Niat tersebut timbul lagi sewaktu wafatnya Ibu Negara RI (Ibu Hj. Tien Soeharto). Saya selaku rakyat berkirim surat kepada Bapak menyatakan turut belasungkawa dan datang ke rumah duka (di kediaman Bapak Jl. Cendana No.6) sampai-sampai saya ikut dalam pesawat Hercules TNI-AU membawa jenazah Ibu Tien Soeharto dari Pelud Halim PK ke Pelud Adi Sumarmo – Solo dan menyaksikan pemakamannya, walaupun dari jarak jauh.
Tiadanya Ibu Tien membawa satu kenangan bagi diri saya, di mana pada tahun 1971 saya beserta Almarhumah Farida Ariyani (Aktris Film) telah diterima oleh Ibu, di Jl. Cendana No.6 sehubungan dengan maksud kami waktu itu memohon kesediaan Ibu, untuk namanya diabadikan dalam Trofi bergilir Kontes Ratu Remaja.
Di waktu kami menghadap Ibu, ada satu pesan yang tak terlupakan disampaikan kepada kami, “Kalian sebagai generasi muda (saat itu) coba fikirkan membuat sebuah lembaga yang orientasinya mengangkat harkat dan martabat bangsa negara”.
Guna mewujudkan gagasan yang pernah diarahkan oleh Ibu, saya beserta teman dekat dan keluarga kecil pada tahun 1974 mendirikan Lembaga Swasta Independent (Yayasan) bernama International Management Indonesia (IMI).
Lembaga itu setiap tahun rutin memberikan anugerah kepada tokoh masyarakat yang peduli dan berkarya dan berprestasi dalam pembangunan nasional.
Kalau saya lihat penampilan fisik Bapak setelah melepaskan jabatan kepresidenan tangal 21 Mei 1998, terkesan ketegaran dan keikhlasan tulus. Bapak saat ini banyak berdiam diri tanpa menanggapi ataupun polemik serta ucapan sementara fihak. Semoga Bapak senantiasa tabah dan tawakal menghadapi cobaan sembari memetik hikmahnya, sembari mengharap Ridho Allah swt.
Saya tulis surat ini tidak dengan maksud apa-apa, serta tidak mempunyai latar belakang tertentu (demi Allah tidak bermaksud demikian) melainkan jika Bapak berkenan saya bermaksud menghadap Bapak di mana keinginan ini membawa arti tersendiri dalam diri saya, sekaligus bersilaturahmi. Saya mohon maaf setulusnya apabila hal ini dianggap lancang dan melanggar etika, budaya kita.

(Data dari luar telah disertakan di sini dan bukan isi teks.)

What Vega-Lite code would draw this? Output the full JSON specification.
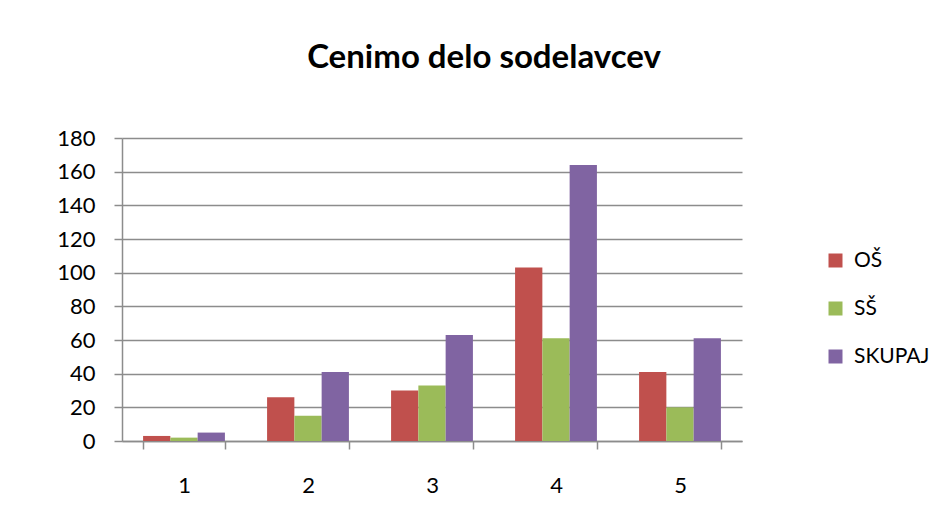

Sekali lagi iringan maaf sebesar-besarnya atas kehadiran surat ini, salam hormat saya kepada Mbak Tutut dan Mas Bambang Tri.
Atas perhatian Bapak terlebih dahulu saya haturkan ucapan terima kasih. (DTS)
Hormat saya,
Sufri Intan
Bekasi Selatan
[1] Dikutip langsung dari dalam sebuah buku berjudul “Empati di Tengah Badai: Kumpulan Surat Kepada Pak Harto 21 Mei – 31 Desember 1998”, (Jakarta: Kharisma, 1999), hal 197-198. Surat ini merupakan salah satu dari 1074 surat yang dikirim masyarakat Indonesia dari berbagai pelosok, bahkan luar negeri, antara tanggal 21 Mei – 31 Desember 1998, yang menyatakan simpati setelah mendengar Pak Harto mengundurkan diri. Surat-surat tersebut dikumpulkan dan dibukukan oleh Letkol Anton Tabah.